### Stated problem:
Pictures must not be retyped. Return exactly the lines from the one with "What TikZ code" through the one with "minimum width=278pt, minimum", both included, and no others.

### Given records:
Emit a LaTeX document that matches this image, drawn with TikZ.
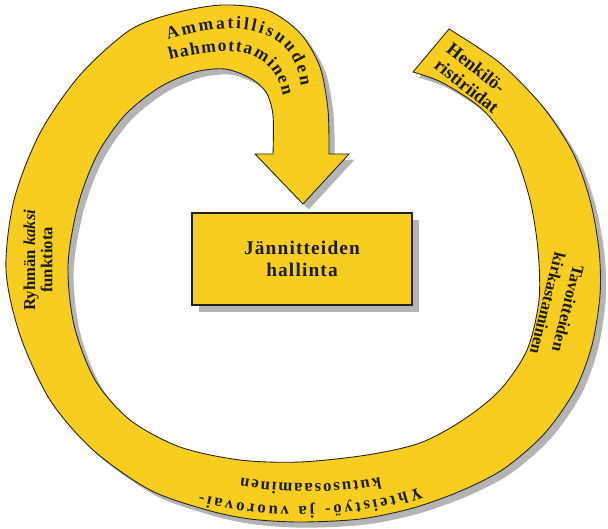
\documentclass[tikz,border=0pt]{standalone}
\usepackage{fontspec}
\setmainfont{Liberation Serif}
\newfontfamily\boxfont[LetterSpace=6]{Liberation Serif}
\usetikzlibrary{decorations.text,shadows}

\definecolor{ringyellow}{RGB}{247,206,31}
\definecolor{edgegray}{RGB}{35,35,35}
\definecolor{shadowgray}{RGB}{180,180,180}
\definecolor{textdark}{RGB}{28,28,28}

\tikzset{
	band/.style={fill=ringyellow, draw=edgegray, line width=0.5pt,
		drop shadow={shadow xshift=3.2pt, shadow yshift=-3.2pt, fill=shadowgray, opacity=1}},
	ringlabel/.style={font=\bfseries, text=textdark, inner sep=0pt},
	arclabel/.style={decorate, decoration={text along path, text align=fit to path, text={#1}}}
}

\begin{document}
\begin{tikzpicture}[x=0.02cm, y=-0.02cm]
	\useasboundingbox (0,0) rectangle (608,528);

	%Draws the ring that curls into the arrow
	\path[band] plot[smooth] coordinates {(449,29) (500,63) (543,107) (573,153) (590,200) (599,250) (600,295) (592,345) (575,390) (545,433) (505,468) (463,490) (413,508) (360,519) (300,522) (250,519) (207,510) (150,490) (93,450) (50,400) (20,335) (6,270) (14,200) (40,133) (80,75) (130,30) (175,13) (222,5) (267,10) (300,33) (320,67) (328,110) (329,154)}
		-- (349,154) -- (303,204) -- (255,154) -- (273,154)
		-- plot[smooth] coordinates {(273,154) (273,115) (266,92) (250,78) (225,69) (195,72) (160,87) (125,115) (97,155) (78,205) (68,265) (74,325) (95,380) (130,420) (180,447) (240,460) (300,462) (367,455) (420,443) (463,420) (500,390) (527,350) (539,300) (538,250) (530,200) (513,150) (483,110) (443,83) (413,72)}
		-- cycle;

	%Draws the box in the middle
	\node[draw=edgegray, line width=1.4pt, fill=ringyellow, minimum width=4.4cm, minimum height=1.84cm,
		drop shadow={shadow xshift=4pt, shadow yshift=-4pt, fill=shadowgray, opacity=1},
		align=center, text=textdark, font=\boxfont\bfseries\fontsize{11}{12.5}\selectfont] (hallinta) at (302,259) {Jännitteiden\\hallinta};

	%Labels written along the curved parts
	\path[arclabel={|\bfseries\fontsize{10}{11}\selectfont\color{textdark}|Ammatillisuuden}] (168,40) .. controls (225,22) and (292,18) .. (301,86);
	\path[arclabel={|\bfseries\fontsize{10}{11}\selectfont\color{textdark}|hahmottaminen}] (170,60) .. controls (228,45) and (272,45) .. (283,96);
	\path[arclabel={|\bfseries\fontsize{9.5}{10}\selectfont\color{textdark}|Yhteistyö- ja vuorovai-}] (420,487) .. controls (355,511) and (265,513) .. (200,494);
	\path[arclabel={|\bfseries\fontsize{9.5}{10}\selectfont\color{textdark}|kutusosaaminen}] (380,477) .. controls (340,486) and (285,486) .. (241,478);

	%Labels on the straight parts
	\node[ringlabel, rotate=-38, align=left, font=\bfseries\fontsize{10.5}{11.5}\selectfont] (henkilo) at (473,78) {Henkilö-\\ristiriidat};
	\node[ringlabel, rotate=-104, align=center, font=\bfseries\fontsize{9.5}{11.9}\selectfont] (tavoite) at (558,306) {Tavoitteiden\\kirkastaminen};
	\node[ringlabel, rotate=90, align=center, font=\bfseries\fontsize{9.5}{9.8}\selectfont] (ryhma) at (38,260) {Ryhmän \textit{kaksi}\\funktiota};
\end{tikzpicture}
\end{document}
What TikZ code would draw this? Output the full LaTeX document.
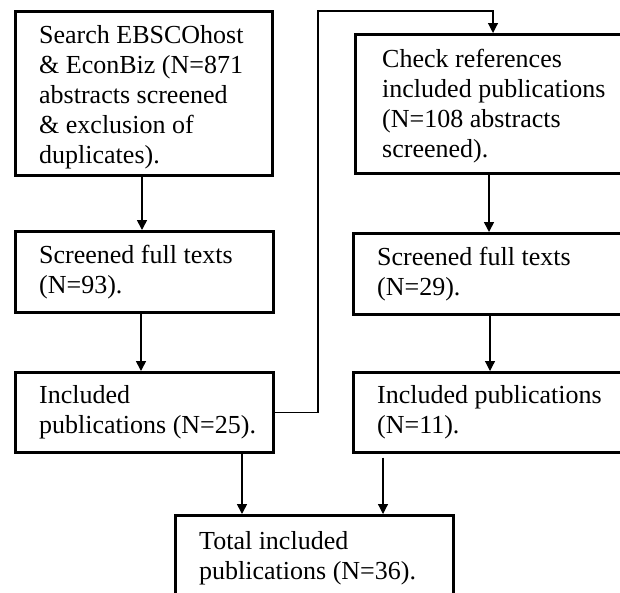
\documentclass[tikz,border=0pt]{standalone}
\usepackage{fontspec}
\setmainfont{Liberation Serif}
\usetikzlibrary{arrows.meta,calc}
\begin{document}
\begin{tikzpicture}[x=1pt,y=-1pt,
  box/.style={draw, line width=2.6pt, inner sep=0pt, anchor=north west},
  txt/.style={anchor=north west, inner sep=0pt, align=left,
    font=\fontsize{26}{30}\selectfont},
  arr/.style={line width=1.6pt, -{Triangle[width=10pt,length=10pt]}},
  thinarr/.style={line width=1.2pt, -{Triangle[width=10pt,length=10pt]}}]
\useasboundingbox (0,0) rectangle (620,592);
\clip (0,0) rectangle (620,592);

% left column
\node[box, minimum width=257pt, minimum height=164pt] (b1) at (14,10) {};
\node[box, minimum width=258pt, minimum height=81pt]  (b2) at (14,230) {};
\node[box, minimum width=258pt, minimum height=80pt]  (b3) at (14,371) {};
% right column (runs past the page edge)
\node[box, minimum width=286pt, minimum height=139pt] (b4) at (354,33) {};
\node[box, minimum width=288pt, minimum height=81pt]  (b5) at (352,232) {};
\node[box, minimum width=288pt, minimum height=80pt]  (b6) at (352,371) {};
% total
\node[box, minimum width=278pt, minimum height=90pt]  (b7) at (174,514) {};

% texts
\node[txt] (t1) at ($(b1.north west)+(25,15)$) {\rule{0pt}{18pt}Search EBSCOhost\\\& EconBiz (N=871\\abstracts screened\\\& exclusion of\\duplicates).};
\node[txt] (t2) at ($(b2.north west)+(25,15)$) {\rule{0pt}{18pt}Screened full texts\\(N=93).};
\node[txt] (t3) at ($(b3.north west)+(25,14)$) {\rule{0pt}{18pt}Included\\publications (N=25).};
\node[txt] (t4) at ($(b4.north west)+(28,16)$) {\rule{0pt}{18pt}Check references\\included publications\\(N=108 abstracts\\screened).};
\node[txt] (t5) at ($(b5.north west)+(25,15)$) {\rule{0pt}{18pt}Screened full texts\\(N=29).};
\node[txt] (t6) at ($(b6.north west)+(25,14)$) {\rule{0pt}{18pt}Included publications\\(N=11).};
\node[txt] (t7) at ($(b7.north west)+(25,17)$) {\rule{0pt}{18pt}Total included\\publications (N=36).};

% connectors
\coordinate (p1) at ($(b1.south west)+(128,0)$);
\coordinate (p2) at ($(b2.south west)+(127,0)$);
\coordinate (p3) at ($(b3.south west)+(228,0)$);
\coordinate (p4) at ($(b4.south west)+(135,0)$);
\coordinate (p5) at ($(b5.south west)+(138,0)$);
\coordinate (p6) at ($(b6.south west)+(31,4)$);
\coordinate (k)  at (318,11);
\coordinate (q4) at ($(b4.north west)+(139,0)$);

\draw[arr] (p1) -- (p1 |- b2.north);
\draw[arr] (p2) -- (p2 |- b3.north);
\draw[thinarr] (b3.east) -| (k) -| (q4);
\draw[arr] (p4) -- (p4 |- b5.north);
\draw[thinarr] (p5) -- (p5 |- b6.north);
\draw[arr] (p3) -- (p3 |- b7.north);
\draw[thinarr] (p6) -- (p6 |- b7.north);
\end{tikzpicture}
\end{document}
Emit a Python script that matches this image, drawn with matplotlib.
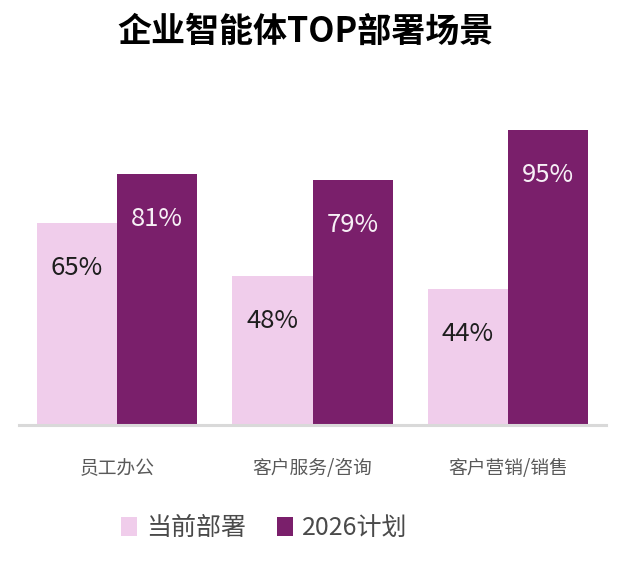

### Reply to the exercise:
What TikZ code would draw this? Output the full LaTeX document.
\documentclass[tikz,border=0pt]{standalone}
\usepackage{fontspec}
\setmainfont{Liberation Serif}
\usetikzlibrary{arrows.meta,calc}
\begin{document}
\begin{tikzpicture}[x=1pt,y=-1pt,
  box/.style={draw, line width=2.6pt, inner sep=0pt, anchor=north west},
  txt/.style={anchor=north west, inner sep=0pt, align=left,
    font=\fontsize{26}{30}\selectfont},
  arr/.style={line width=1.6pt, -{Triangle[width=10pt,length=10pt]}},
  thinarr/.style={line width=1.2pt, -{Triangle[width=10pt,length=10pt]}}]
\useasboundingbox (0,0) rectangle (620,592);
\clip (0,0) rectangle (620,592);

% left column
\node[box, minimum width=257pt, minimum height=164pt] (b1) at (14,10) {};
\node[box, minimum width=258pt, minimum height=81pt]  (b2) at (14,230) {};
\node[box, minimum width=258pt, minimum height=80pt]  (b3) at (14,371) {};
% right column (runs past the page edge)
\node[box, minimum width=286pt, minimum height=139pt] (b4) at (354,33) {};
\node[box, minimum width=288pt, minimum height=81pt]  (b5) at (352,232) {};
\node[box, minimum width=288pt, minimum height=80pt]  (b6) at (352,371) {};
% total
\node[box, minimum width=278pt, minimum height=90pt]  (b7) at (174,514) {};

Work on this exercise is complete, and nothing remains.